Читать «Икона и искусство» онлайн - страница 2

Леонид Александрович Успенский

* * *

Коренной переворот, который внесло в мир христианство, несет коренной же переворот и в мировоззрении, и в понимании назначения человека и его творчества, перерождение сознания и мысли. Перерождение это выражается прежде всего в отношении к материи, к веществу, к человеческому телу. В противовес, с одной стороны, языческому культу плоти, с другой стороны — спиритуалистическому гнушению ею, христианство не только не "дематериализирует" материю, но, наоборот, утверждает ее спасительность, преображение человеческого естества, его воскресение в теле, в материи. Материя становится спасительной и тем получает решающее значение. "Я не поклоняюсь веществу, — говорит преподобный Иоанн Дамаскин, — но поклоняюсь Творцу вещества, сделавшемуся веществом ради меня, благоволившему вселиться в веществе и через посредство вещества соделавшему мое спасение". В искусстве именно в материи и надлежало выразить ее спасительность. Весь дальнейший путь церковного искусства и обусловлен поисками тех средств, которые были бы наглядным выражением христианского откровения.
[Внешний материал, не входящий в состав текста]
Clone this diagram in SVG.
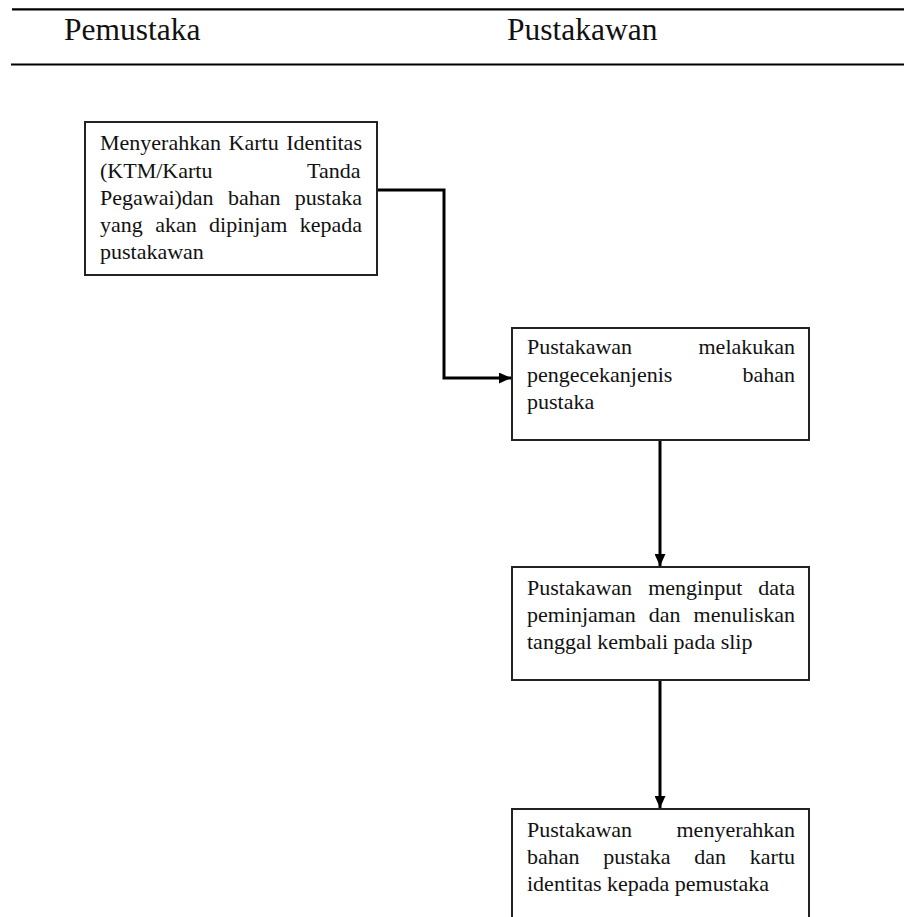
<svg xmlns="http://www.w3.org/2000/svg" width="904" height="917" viewBox="0 0 904 917">
<style>
.hdr{font-family:"Liberation Serif","Times New Roman",serif;font-size:31.5px;fill:#111}
.t{font-family:"Liberation Serif","Times New Roman",serif;font-size:22px;fill:#111}
.box{fill:#fff;stroke:#222;stroke-width:2}
.rule{stroke:#000;stroke-width:2.2}
.conn{fill:none;stroke:#000;stroke-width:3}
</style>
<defs>
<marker id="arr" viewBox="0 0 12 11" refX="12" refY="5.5" markerWidth="12" markerHeight="11" markerUnits="userSpaceOnUse" orient="auto">
<path d="M0,0 L12,5.5 L0,11 Z" fill="#000"/>
</marker>
</defs>
<rect width="904" height="917" fill="#fff"/>
<g id="header">
<line class="rule" x1="12" y1="9.3" x2="904" y2="9.3"/>
<line class="rule" x1="11" y1="64.5" x2="904" y2="64.5"/>
<text class="hdr" x="64" y="40">Pemustaka</text>
<text class="hdr" x="507" y="40">Pustakawan</text>
</g>
<g id="connectors">
<path class="conn" d="M377,190 H444 V378 H511" marker-end="url(#arr)"/>
<path class="conn" d="M660,440 V566" marker-end="url(#arr)"/>
<path class="conn" d="M660,680 V808" marker-end="url(#arr)"/>
</g>
<g id="node1">
<rect class="box" x="85" y="122" width="292" height="153"/>
<text class="t" y="150"><tspan x="100">Menyerahkan</tspan><tspan x="228.6">Kartu</tspan><tspan x="286.2">Identitas</tspan></text>
<text class="t" y="177.5"><tspan x="100">(KTM/Kartu</tspan><tspan x="307">Tanda</tspan></text>
<text class="t" y="205"><tspan x="100">Pegawai)dan</tspan><tspan x="227.9">bahan</tspan><tspan x="294.8">pustaka</tspan></text>
<text class="t" y="232"><tspan x="100">yang</tspan><tspan x="155.2">akan</tspan><tspan x="209.1">dipinjam</tspan><tspan x="299.7">kepada</tspan></text>
<text class="t" y="259"><tspan x="100">pustakawan</tspan></text>
</g>
<g id="node2">
<rect class="box" x="512" y="328" width="297" height="112"/>
<text class="t" y="354"><tspan x="527">Pustakawan</tspan><tspan x="698.5">melakukan</tspan></text>
<text class="t" y="381.5"><tspan x="527">pengecekanjenis</tspan><tspan x="742.5">bahan</tspan></text>
<text class="t" y="408.5"><tspan x="527">pustaka</tspan></text>
</g>
<g id="node3">
<rect class="box" x="512" y="567" width="297" height="113"/>
<text class="t" y="595"><tspan x="527">Pustakawan</tspan><tspan x="648.2">menginput</tspan><tspan x="758.3">data</tspan></text>
<text class="t" y="622"><tspan x="527">peminjaman</tspan><tspan x="648.8">dan</tspan><tspan x="693.6">menuliskan</tspan></text>
<text class="t" y="649"><tspan x="527">tanggal kembali pada slip</tspan></text>
</g>
<g id="node4">
<rect class="box" x="512" y="809" width="297" height="130"/>
<text class="t" y="837"><tspan x="527">Pustakawan</tspan><tspan x="676.5">menyerahkan</tspan></text>
<text class="t" y="864"><tspan x="527">bahan</tspan><tspan x="603.3">pustaka</tspan><tspan x="694.3">dan</tspan><tspan x="749.8">kartu</tspan></text>
<text class="t" y="890.5"><tspan x="527">identitas kepada pemustaka</tspan></text>
</g>
</svg>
И вот, Церковь, с самого начала боровшаяся с идолопоклонством, вступила, также с самого начала, в борьбу с искусством языческой культуры с его разрушительным для христианского мировоззрения содержанием. Для создания своего собственного образного языка Церкви надлежало очистить существующие искусства от того, что в них было двусмысленного и чувственного, что выражалось прежде всего в иллюзорности. С первых веков она борется против того искусства, которое, по словам Климента Александрийского, "увлекает и обманывает", "выдавая себя за истину" (Протрептик, IV). Происходит отбор тех средств, которые способствуют раскрытию и утверждению христианского откровения. Этот процесс очищения и отбора означал вхождение в христианство того из языческого мира, чему было свойственно в него войти. Это не влияние язычества на христианство, как это принято утверждать, а христианизация и воцерковление языческих обычаев и искусства. А потому "ни об языческом направлении древнехристианской науки, ни об языческом характере древнехристианского искусства (…) не может быть и речи" (Н. Покровский. Церковная археология. 1900, VII).

Заимствуемые изобразительные средства и формы наполняются новым содержанием, и это новое содержание в свою очередь изменяет эти формы. Это искусство, "примыкая во многом к античности (…), тем не менее ставит себе уже с первых веков своего возникновения ряд самостоятельных задач. Это отнюдь не христианская античность (…). Новая тематика раннехристианского искусства не была чисто внешним фактом. Она отражала новое мировоззрение, новую религию, принципиально новое понимание действительности. И поэтому новая тематика не могла облекаться в старые античные формы (…). К выработке этого (нового) стиля и были направлены все творческие усилия христианских художников". Уже в росписях катакомб складывалось в своих основных чертах новое искусство. Для выражения нового мировоззрения художники катакомб пользовались обычным в то время живописным языком, но язык этот получает совершенно новое осмысление. Относительная красота дохристианского мира уступает перед христианской бескомпромиссностью. Красота твари мыслится не в том, что в ней преходяще, а в ее грядущем преображении. Сохраняется чувство ритма и гармонии. Однако если для античного искусства цель образа была в возможно близком воспроизведении видимого, вплоть до создания иллюзии, то теперь упраздняется именно иллюзорность в передаче пространства, человеческого тела и предметов: исчезает светотень, оптическая перспектива и т. д.